Les maths feraient peur parce qu’elles seraient trop abstraites et serviraient d’étalon pour évaluer l’intelligence…

Mais l’instinct mathématique est très humain, très commun. Nous y sommes tellement habitués que nous n’y prêtons plus attention. Vous êtes tout à fait capable de constater des analogies dans des concepts et de les utiliser dans d’autres domaines. Par exemple, le concept de nombre : trois pommes, trois fleurs, trois voitures… Le point commun est le nombre trois. Vous admettez aussi que 12 et 13 sont très différents, parce qu’avec 12, on peut faire deux fois six, trois fois quatre, etc., mais pas avec 13, ni avec 17, parce que ce sont des nombres premiers. Ce que nous faisons tout le temps en mathématiques, nous nommons, nous décrivons leurs propriétés.

Que faudrait-il changer dans son enseignement ?

A l’école, les maths sont enseignées comme un livre de recettes, de façon très réglementée, très sèche. Mes étudiants de première année ont eux-mêmes des difficultés à sortir de ce recueil de recettes ! On drille les élèves à réussir des examens mais, au bout du compte, aucun n’aimera et n’aura compris les maths. Qu’aurez-vous saisi de la fantaisie et de la profondeur de la poésie si la leçon ne porte que sur les schémas des rimes ?
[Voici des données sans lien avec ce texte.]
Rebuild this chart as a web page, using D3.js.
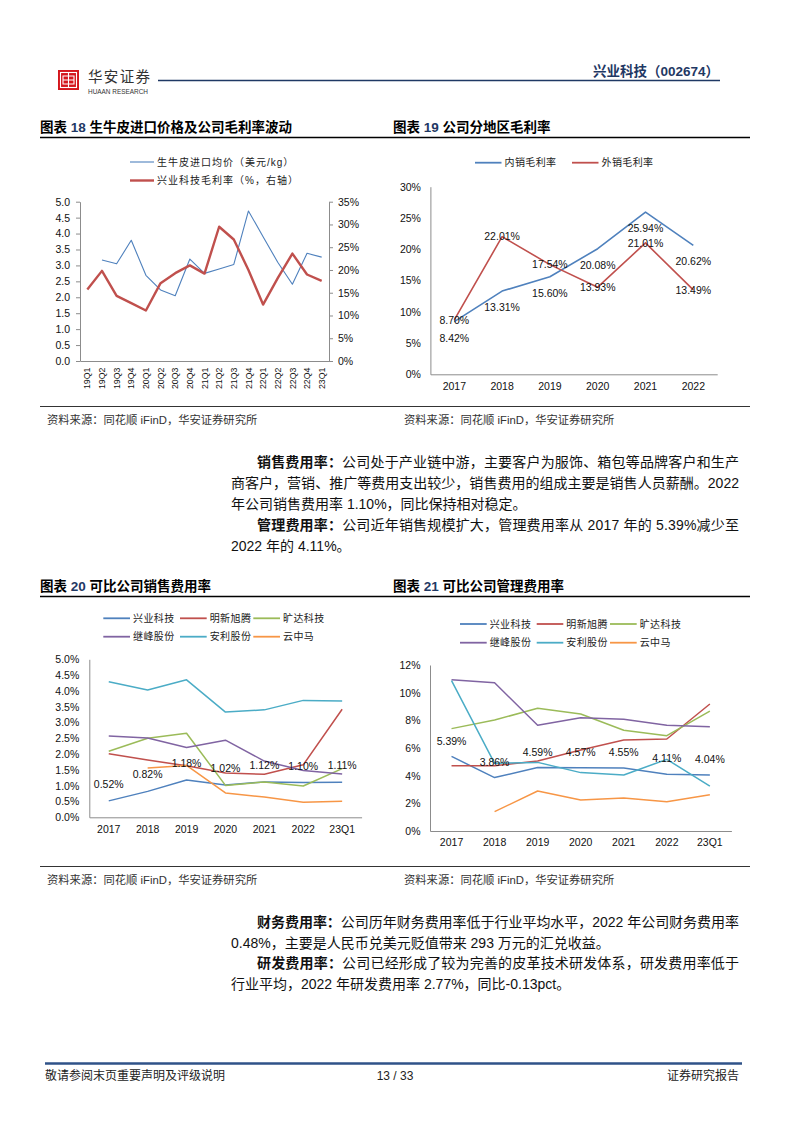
<!DOCTYPE html>
<html><head><meta charset="utf-8">
<script src="https://cdn.jsdelivr.net/npm/d3@7/dist/d3.min.js"></script>
<style>
html,body{margin:0;padding:0;background:#fff;}
svg{display:block;}
text{font-family:"Liberation Sans","Noto Sans CJK SC",sans-serif;}
</style></head><body>
<svg id="page" width="794" height="1123"></svg>
<script>
// ---------- DATA ----------
const quarters = ["19Q1","19Q2","19Q3","19Q4","20Q1","20Q2","20Q3","20Q4","21Q1","21Q2","21Q3","21Q4","22Q1","22Q2","22Q3","22Q4","23Q1"];
const hidePrice = [null,3.17,3.05,3.79,2.69,2.23,2.05,3.20,2.75,2.89,3.03,4.71,3.90,3.10,2.41,3.38,3.26];
const grossMargin = [15.7,19.8,14.3,12.7,11.1,17.1,19.3,21.0,19.2,29.5,26.7,20.0,12.4,18.2,23.6,19.0,17.6];
const priceTicks = [0,0.5,1,1.5,2,2.5,3,3.5,4,4.5,5];
const marginTicks = [0,5,10,15,20,25,30,35];

const years19 = ["2017","2018","2019","2020","2021","2022"];
const domesticMargin = [8.42,13.31,15.60,20.08,25.94,20.62];
const exportMargin = [8.70,22.01,17.54,13.93,21.01,13.49];
const ticks19 = [0,5,10,15,20,25,30];

const periods = ["2017","2018","2019","2020","2021","2022","23Q1"];
const companies = ["兴业科技","明新旭腾","旷达科技","继峰股份","安利股份","云中马"];
const salesXingye  = [0.52,0.82,1.18,1.02,1.12,1.10,1.11];
const salesMingxin = [2.01,1.81,1.63,1.40,1.36,1.66,3.42];
const salesKuangda = [2.09,2.50,2.66,1.01,1.12,0.99,1.54];
const salesJifeng  = [2.57,2.51,2.21,2.44,1.78,1.48,1.37];
const salesAnli    = [4.29,4.03,4.35,3.33,3.40,3.70,3.68];
const salesYzm     = [null,1.56,1.64,0.77,0.64,0.48,0.51];
const ticks20 = [0,0.5,1,1.5,2,2.5,3,3.5,4,4.5,5];

const adminXingye  = [5.39,3.86,4.59,4.57,4.55,4.11,4.04];
const adminMingxin = [4.72,4.72,5.06,5.86,6.58,6.65,9.18];
const adminKuangda = [7.40,8.02,8.87,8.46,7.28,6.89,8.67];
const adminJifeng  = [10.94,10.72,7.64,8.19,8.07,7.64,7.54];
const adminAnli    = [10.87,4.89,4.96,4.22,4.05,5.18,3.25];
const adminYzm     = [null,1.40,2.89,2.24,2.39,2.12,2.62];
const ticks21 = [0,2,4,6,8,10,12];

const companyColors = ["#4F81BD","#C0504D","#9BBB59","#8064A2","#4BACC6","#F79646"];

// ---------- PAGE ----------
const svg = d3.select("#page");
const NAVY = "#1F3864";

// header logo
const logo = svg.append("g");
logo.append("rect").attr("x",58).attr("y",70).attr("width",21).attr("height",20).attr("fill","#D4161C");
logo.append("rect").attr("x",60.5).attr("y",72.5).attr("width",16).attr("height",15).attr("fill","none").attr("stroke","#fff").attr("stroke-width",1.1);
logo.append("path").attr("d","M63 76H74V84H63Z M68.5 73V87 M63 80H74").attr("fill","none").attr("stroke","#fff").attr("stroke-width",1.1);
svg.append("text").attr("x",88).attr("y",82).attr("font-size",14.5).attr("fill","#333")
  .attr("font-family",'"Noto Sans CJK SC",sans-serif').attr("textLength",62).attr("lengthAdjust","spacing").text("华安证券");
svg.append("text").attr("x",88).attr("y",94).attr("font-size",6.6).attr("fill","#333")
  .attr("font-family",'"Liberation Serif",serif').attr("textLength",60).attr("lengthAdjust","spacingAndGlyphs").text("HUAAN RESEARCH");
svg.append("line").attr("x1",158).attr("x2",720).attr("y1",80.5).attr("y2",80.5).attr("stroke",NAVY).attr("stroke-width",1.3);
svg.append("text").attr("x",719).attr("y",75.5).attr("text-anchor","end").attr("font-size",13.5).attr("font-weight",700)
  .attr("fill",NAVY).text("兴业科技（002674）");

// figure titles
function figTitle(x, y, num, title) {
  const t = svg.append("text").attr("x",x).attr("y",y).attr("font-size",13.5).attr("font-weight",700).attr("fill","#000");
  t.append("tspan").text("图表 ");
  t.append("tspan").attr("fill",NAVY).text(num);
  t.append("tspan").text(" " + title);
}
figTitle(40,132,"18","生牛皮进口价格及公司毛利率波动");
figTitle(393,132,"19","公司分地区毛利率");
figTitle(40,590.5,"20","可比公司销售费用率");
figTitle(393,590.5,"21","可比公司管理费用率");
svg.append("line").attr("x1",40).attr("x2",750).attr("y1",137.5).attr("y2",137.5).attr("stroke","#000").attr("stroke-width",1.4);
svg.append("line").attr("x1",40).attr("x2",750).attr("y1",596.5).attr("y2",596.5).attr("stroke","#000").attr("stroke-width",1.4);
svg.append("line").attr("x1",40).attr("x2",750).attr("y1",406.5).attr("y2",406.5).attr("stroke","#000").attr("stroke-width",0.8);
svg.append("line").attr("x1",40).attr("x2",750).attr("y1",866.5).attr("y2",866.5).attr("stroke","#000").attr("stroke-width",0.8);

// sources
const SRC = "资料来源：同花顺 iFinD，华安证券研究所";
[[47,424],[404,424],[47,884],[404,884]].forEach(p=>{
  svg.append("text").attr("x",p[0]).attr("y",p[1]).attr("font-size",11.3).attr("fill","#333").text(SRC);
});

// body text
const bodyLines = [
  {x:257,y:467,len:482,parts:[["销售费用率：",1],["公司处于产业链中游，主要客户为服饰、箱包等品牌客户和生产",0]]},
  {x:231,y:488,len:508,parts:[["商客户，营销、推广等费用支出较少，销售费用的组成主要是销售人员薪酬。2022",0]]},
  {x:231,y:509,len:0,parts:[["年公司销售费用率 1.10%，同比保持相对稳定。",0]]},
  {x:257,y:530,len:482,parts:[["管理费用率：",1],["公司近年销售规模扩大，管理费用率从 2017 年的 5.39%减少至",0]]},
  {x:231,y:551,len:0,parts:[["2022 年的 4.11%。",0]]},
  {x:257,y:927,len:482,parts:[["财务费用率：",1],["公司历年财务费用率低于行业平均水平，2022 年公司财务费用率",0]]},
  {x:231,y:947.5,len:0,parts:[["0.48%，主要是人民币兑美元贬值带来 293 万元的汇兑收益。",0]]},
  {x:257,y:968,len:482,parts:[["研发费用率：",1],["公司已经形成了较为完善的皮革技术研发体系，研发费用率低于",0]]},
  {x:231,y:988.5,len:0,parts:[["行业平均，2022 年研发费用率 2.77%，同比-0.13pct。",0]]}
];
bodyLines.forEach(l=>{
  const t = svg.append("text").attr("x",l.x).attr("y",l.y).attr("font-size",14).attr("fill","#111");
  if (l.len) t.attr("textLength",l.len).attr("lengthAdjust","spacing");
  l.parts.forEach(p=>t.append("tspan").attr("font-weight",p[1]?700:400).text(p[0]));
});

// footer
svg.append("line").attr("x1",45).attr("x2",742).attr("y1",1063.5).attr("y2",1063.5).attr("stroke","#2F5288").attr("stroke-width",2.4);
svg.append("text").attr("x",45).attr("y",1079.5).attr("font-size",12).attr("fill","#222").text("敬请参阅末页重要声明及评级说明");
svg.append("text").attr("x",395).attr("y",1079.5).attr("font-size",12).attr("fill","#222").attr("text-anchor","middle").text("13 / 33");
svg.append("text").attr("x",739).attr("y",1079.5).attr("font-size",12).attr("fill","#222").attr("text-anchor","end").text("证券研究报告");

// ---------- helpers ----------
function styleAxis(g){
  g.selectAll("path.domain").attr("stroke","#8C8C8C").attr("stroke-width",1);
  g.selectAll(".tick line").attr("stroke","#8C8C8C");
  g.selectAll(".tick text").attr("font-size",10.5).attr("fill","#111")
    .attr("font-family",'"Liberation Sans",sans-serif');
}
function drawLine(g, x, y, cats, vals, color, w){
  const line = d3.line().defined(d=>d.v!=null).x(d=>x(d.c)+x.bandwidth()/2).y(d=>y(d.v));
  g.append("path").datum(cats.map((c,i)=>({c:c,v:vals[i]})))
    .attr("d",line).attr("fill","none").attr("stroke",color).attr("stroke-width",w).attr("stroke-linejoin","round");
}
function legendItem(g, x1, x2, y, color, w, label, ls){
  g.append("line").attr("x1",x1).attr("x2",x2).attr("y1",y).attr("y2",y).attr("stroke",color).attr("stroke-width",w);
  g.append("text").attr("x",x2+3).attr("y",y).attr("dy","0.36em").attr("font-size",10).attr("fill","#222")
    .attr("letter-spacing",ls||0.4)
    .attr("font-family",'"Noto Sans CJK SC",sans-serif').text(label);
}

// ---------- CHART 18 ----------
{
  const g = svg.append("g");
  const x = d3.scaleBand().domain(quarters).range([80,329]);
  const yL = d3.scaleLinear().domain([0,5]).range([361,201.7]);
  const yR = d3.scaleLinear().domain([0,35]).range([361,201.7]);
  const aL = g.append("g").attr("transform","translate(80,0)")
    .call(d3.axisLeft(yL).tickValues(priceTicks).tickFormat(d3.format(".1f")).tickSize(4).tickSizeOuter(0).tickPadding(6));
  styleAxis(aL);
  const aR = g.append("g").attr("transform","translate(329,0)")
    .call(d3.axisRight(yR).tickValues(marginTicks).tickFormat(d=>d+"%").tickSize(4).tickSizeOuter(0).tickPadding(5));
  styleAxis(aR);
  const aB = g.append("g").attr("transform","translate(0,361)")
    .call(d3.axisBottom(x).tickSize(0).tickSizeOuter(0).tickFormat(""));
  styleAxis(aB);
  g.selectAll("text.q").data(quarters).join("text")
    .attr("transform",d=>`translate(${x(d)+x.bandwidth()/2},367.5) rotate(-90)`)
    .attr("text-anchor","end").attr("dy","0.36em").attr("font-size",8.8).attr("fill","#111").text(d=>d);
  drawLine(g,x,yL,quarters,hidePrice,"#4F81BD",1.1);
  drawLine(g,x,yR,quarters,grossMargin,"#C0504D",2.4);
  legendItem(g,130,154,162,"#4F81BD",1.1,"生牛皮进口均价（美元/kg）",1.0);
  legendItem(g,130,154,180.5,"#C0504D",2.4,"兴业科技毛利率（%，右轴）",1.0);
}

// ---------- CHART 19 ----------
{
  const g = svg.append("g");
  const x = d3.scaleBand().domain(years19).range([430.4,717.2]);
  const y = d3.scaleLinear().domain([0,30]).range([374.3,186.7]);
  const aL = g.append("g").attr("transform","translate(430.4,0)")
    .call(d3.axisLeft(y).tickValues(ticks19).tickFormat(d=>d+"%").tickSize(0).tickSizeOuter(0).tickPadding(9.5));
  styleAxis(aL);
  const aB = g.append("g").attr("transform","translate(0,374.3)")
    .call(d3.axisBottom(x).tickSize(0).tickSizeOuter(0).tickPadding(8));
  styleAxis(aB);
  drawLine(g,x,y,years19,domesticMargin,"#4F81BD",1.6);
  drawLine(g,x,y,years19,exportMargin,"#C0504D",1.6);
  const cx = d=>x(d)+x.bandwidth()/2;
  g.selectAll("text.red").data(years19).join("text")
    .attr("x",cx).attr("y",(d,i)=>y(exportMargin[i])).attr("dy","0.36em").attr("text-anchor","middle")
    .attr("font-size",10.5).attr("fill","#111").text((d,i)=>exportMargin[i].toFixed(2)+"%");
  g.selectAll("text.blue").data(years19).join("text")
    .attr("x",cx).attr("y",(d,i)=>y(domesticMargin[i])+16.3).attr("dy","0.36em").attr("text-anchor","middle")
    .attr("font-size",10.5).attr("fill","#111").text((d,i)=>domesticMargin[i].toFixed(2)+"%");
  legendItem(g,475,501.5,162.7,"#4F81BD",1.8,"内销毛利率");
  legendItem(g,572,598.5,162.7,"#C0504D",1.8,"外销毛利率");
}

// ---------- CHART 20 ----------
{
  const g = svg.append("g");
  const x = d3.scaleBand().domain(periods).range([89.3,361.6]);
  const y = d3.scaleLinear().domain([0,5]).range([817.3,659.3]);
  const aL = g.append("g").attr("transform","translate(89.3,0)")
    .call(d3.axisLeft(y).tickValues(ticks20).tickFormat(d=>d.toFixed(1)+"%").tickSize(0).tickSizeOuter(0).tickPadding(10));
  styleAxis(aL);
  const aB = g.append("g").attr("transform","translate(0,817.3)")
    .call(d3.axisBottom(x).tickSize(0).tickSizeOuter(0).tickPadding(8));
  styleAxis(aB);
  const series = [salesXingye,salesMingxin,salesKuangda,salesJifeng,salesAnli,salesYzm];
  series.forEach((s,i)=>drawLine(g,x,y,periods,s,companyColors[i],1.5));
  g.selectAll("text.lab").data(periods).join("text")
    .attr("x",d=>x(d)+x.bandwidth()/2).attr("y",(d,i)=>y(salesXingye[i])-16.8).attr("dy","0.36em")
    .attr("text-anchor","middle").attr("font-size",10.5).attr("fill","#111").text((d,i)=>salesXingye[i].toFixed(2)+"%");
  const cols = [[103.3,130],[180,206.7],[253.3,280]];
  companies.forEach((c,i)=>{
    const col = cols[i%3], yy = i<3?618.3:636.7;
    legendItem(g,col[0],col[1],yy,companyColors[i],1.8,c);
  });
}

// ---------- CHART 21 ----------
{
  const g = svg.append("g");
  const x = d3.scaleBand().domain(periods).range([430,731.4]);
  const y = d3.scaleLinear().domain([0,12]).range([831,665]);
  const aL = g.append("g").attr("transform","translate(430,0)")
    .call(d3.axisLeft(y).tickValues(ticks21).tickFormat(d=>d+"%").tickSize(0).tickSizeOuter(0).tickPadding(9.5));
  styleAxis(aL);
  const aB = g.append("g").attr("transform","translate(0,831)")
    .call(d3.axisBottom(x).tickSize(0).tickSizeOuter(0).tickPadding(8));
  styleAxis(aB);
  const series = [adminXingye,adminMingxin,adminKuangda,adminJifeng,adminAnli,adminYzm];
  series.forEach((s,i)=>drawLine(g,x,y,periods,s,companyColors[i],1.5));
  g.selectAll("text.lab").data(periods).join("text")
    .attr("x",d=>x(d)+x.bandwidth()/2).attr("y",(d,i)=>y(adminXingye[i])-15.6).attr("dy","0.36em")
    .attr("text-anchor","middle").attr("font-size",10.5).attr("fill","#111").text((d,i)=>adminXingye[i].toFixed(2)+"%");
  const cols = [[460,486.7],[536.7,563.3],[610,636.7]];
  companies.forEach((c,i)=>{
    const col = cols[i%3], yy = i<3?624:642.7;
    legendItem(g,col[0],col[1],yy,companyColors[i],1.8,c);
  });
}
</script>
</body></html>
Vous souffrez d’une dépression chronique. Est-ce courant parmi les scientifiques de haut niveau ?

J’ai été élevée avec l’idée que la dépression était un défaut de caractère et que j’avais à fournir un effort. Raison pour laquelle j’ai commencé un traitement tard, à 40 ans. J’en parle très librement, notamment avec mes étudiants. Je leur dis qu’ils vont travailler dur, très dur, et que cela peut se révéler émotionnellement insupportable. Vous essayez de résoudre un problème, vous ne trouvez pas la solution, et vous ne vous sentez pas bien.En réalité, c’est d’abord souvent de la souffrance.

En mars dernier, vous avez été consacrée par le prix L’Oréal-Unesco  » Pour les femmes et la science « . Ça ne vous dérange pas d’être associée à une marque de produits cosmétiques ?

Au contraire. Aux yeux de beaucoup, une fille qui fait des maths est forcément laide et binoclarde. Ce n’est pas mon expérience et je ne veux pas encourager ce cliché. Alors, en prenant part à ce programme d’aide, j’espère montrer aux jeunes filles qu’elles peuvent s’engager dans cette voie, qu’elles aiment les vêtements, le maquillage ou pas, qu’elles aient du style ou pas.

Bio express

1954 Naissance à Houthalen (Limbourg).

1980 Doctorat en physique théorique (VUB).

1981-1982 Post-doctorat à l’université de Princeton.

1988 Mise au point de sa théorie des ondelettes orthogonales utilisée pour la compression d’images.

1993 Elue à l’Académie américaine des arts et des sciences et à l’Académie nationale des sciences (Etats-Unis), où elle sera la première femme à se voir décerner le Prix de mathématiques en 2000.

1994 Première femme à enseigner les mathématiques appliquées à Princeton.

2010 Première femme à présider l’Union mathématique internationale, qui sélectionne les médaillés Fields, les  » Nobel des maths « .

2011 Professeure de mathématiques et d’ingénierie électrique et computationnelle à l’université Duke.